A visit to Australia by King Charles is in doubt following his "difficult" cancer diagnosis.

Buckingham Palace on Tuesday revealed the monarch, 75, had begun regular treatments for cancer and would postpone public duties.

The King was expected to tour Australia in late 2024, as part of a broader trip to the region for the Commonwealth Heads of Government Meeting in October in Samoa.

Anthony Albanese said the news of the diagnosis was "difficult," and he had written to the palace to convey the nation's well wishes.

Speaking in parliament, the prime minister said the King had always reached out to Australia when the country needed him.

"Australia has always had a special place in his affections," Mr Albanese said.

"He knows that the feeling is very much mutual.

"We wish him well for a speedy recovery and we very much look forward to him being able to take up our invitation to make his first visit to Australia as King."

Following the announcement of the diagnosis, Opposition Leader Peter Dutton urged men not to delay a visit to the doctor.

"We wish every best wish to King Charles ... he's a stoic individual," he said.

"There's a message the palace wants to get out as well ... make sure you go and have a check-up because early detection is important."

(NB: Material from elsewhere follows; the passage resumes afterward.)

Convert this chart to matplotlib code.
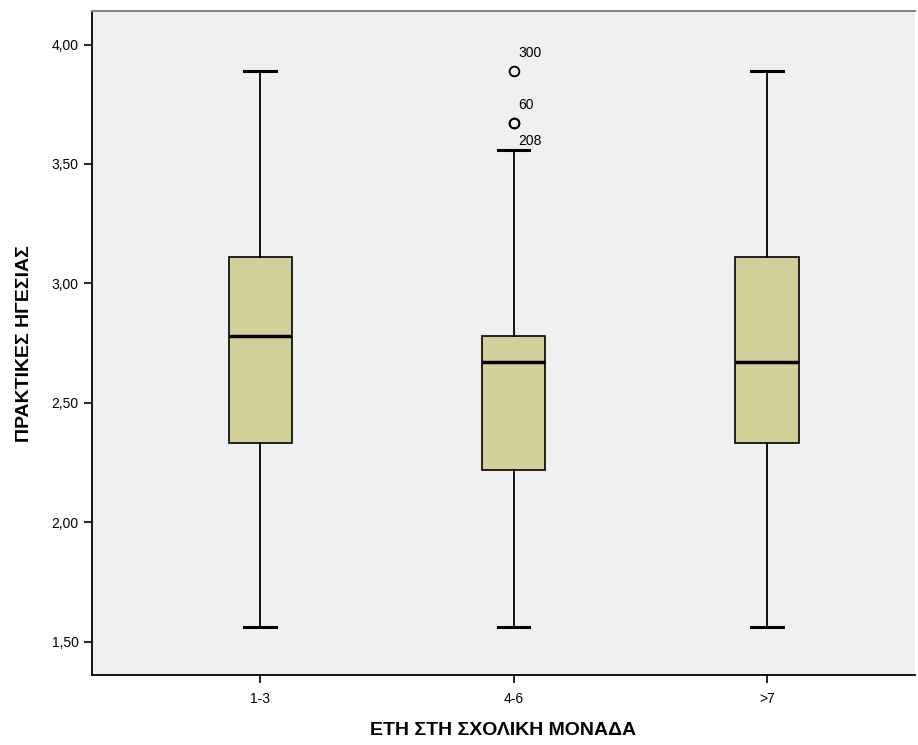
import matplotlib
matplotlib.use("Agg")
import matplotlib.pyplot as plt
from matplotlib.ticker import FuncFormatter

plt.rcParams['font.family'] = ['Liberation Sans', 'DejaVu Sans']

categories = ["1-3", "4-6", ">7"]
whislo = [1.56, 1.56, 1.56]
q1 = [2.33, 2.22, 2.33]
med = [2.78, 2.67, 2.67]
q3 = [3.11, 2.78, 3.11]
whishi = [3.89, 3.56, 3.89]
outliers = [[], [3.89, 3.67, 3.67], []]
outlier_labels = [[], ["300", "60", "208"], []]
yticks = [1.5, 2.0, 2.5, 3.0, 3.5, 4.0]

fig = plt.figure(figsize=(9.18, 7.45), dpi=100)
ax = fig.add_axes([0.1, 0.094, 0.897, 0.891])
ax.set_facecolor('#F0F0F0')

stats = []
for i, c in enumerate(categories):
    stats.append(dict(label=c, whislo=whislo[i], q1=q1[i], med=med[i], q3=q3[i],
                      whishi=whishi[i], fliers=outliers[i]))

ax.bxp(stats, positions=range(len(categories)), widths=0.25, patch_artist=True,
       showfliers=True,
       boxprops=dict(facecolor='#D4D09A', edgecolor='black', linewidth=1.2),
       medianprops=dict(color='black', linewidth=2.5),
       whiskerprops=dict(color='black', linewidth=1.3),
       capprops=dict(color='black', linewidth=2.2),
       capwidths=0.125,
       flierprops=dict(marker='o', markerfacecolor='none', markeredgecolor='black',
                       markersize=7, markeredgewidth=1.3))

offsets = [(0.02, 0.075), (0.02, 0.075), (0.02, -0.075)]
for i, (vals, labs) in enumerate(zip(outliers, outlier_labels)):
    for k, (v, l) in enumerate(zip(vals, labs)):
        dx, dy = offsets[k]
        ax.text(i + dx, v + dy, l, fontsize=10, ha='left', va='center')

ax.set_xlim(-0.665, 2.585)
ax.set_ylim(1.36, 4.14)
ax.set_yticks(yticks)
ax.yaxis.set_major_formatter(FuncFormatter(lambda v, p: f"{v:.2f}".replace('.', ',')))
ax.set_xticks(range(len(categories)))
ax.set_xticklabels(categories)
ax.tick_params(axis='both', labelsize=10, length=6, width=1.2, direction='out')
ax.tick_params(axis='x', pad=6)

ax.spines['right'].set_visible(False)
ax.spines['top'].set_color('#888888')
ax.spines['top'].set_linewidth(1.5)
ax.spines['left'].set_linewidth(1.3)
ax.spines['bottom'].set_linewidth(1.3)

ax.set_ylabel("ΠΡΑΚΤΙΚΕΣ ΗΓΕΣΙΑΣ", fontsize=14, fontweight='bold', labelpad=13)
ax.set_xlabel("ΕΤΗ ΣΤΗ ΣΧΟΛΙΚΗ ΜΟΝΑΔΑ", fontsize=14, fontweight='bold', labelpad=12)

fig.savefig("out.png", dpi=100, facecolor='white')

The Australian Monarchist League said the best wishes of all Australians would be with the King and his family.

"It will be a real pity for all those who were looking forward to that very exciting prospect of having the King of Australia come and be here with us," Chairman Eric Abetz told ABC radio.

"Let's see how this develops and let's hope the medical team for King Charles can deal with this matter as quickly as possible."

The palace hasn't confirmed the type of cancer the King has, only that it was found during his recent treatment for an enlarged prostate.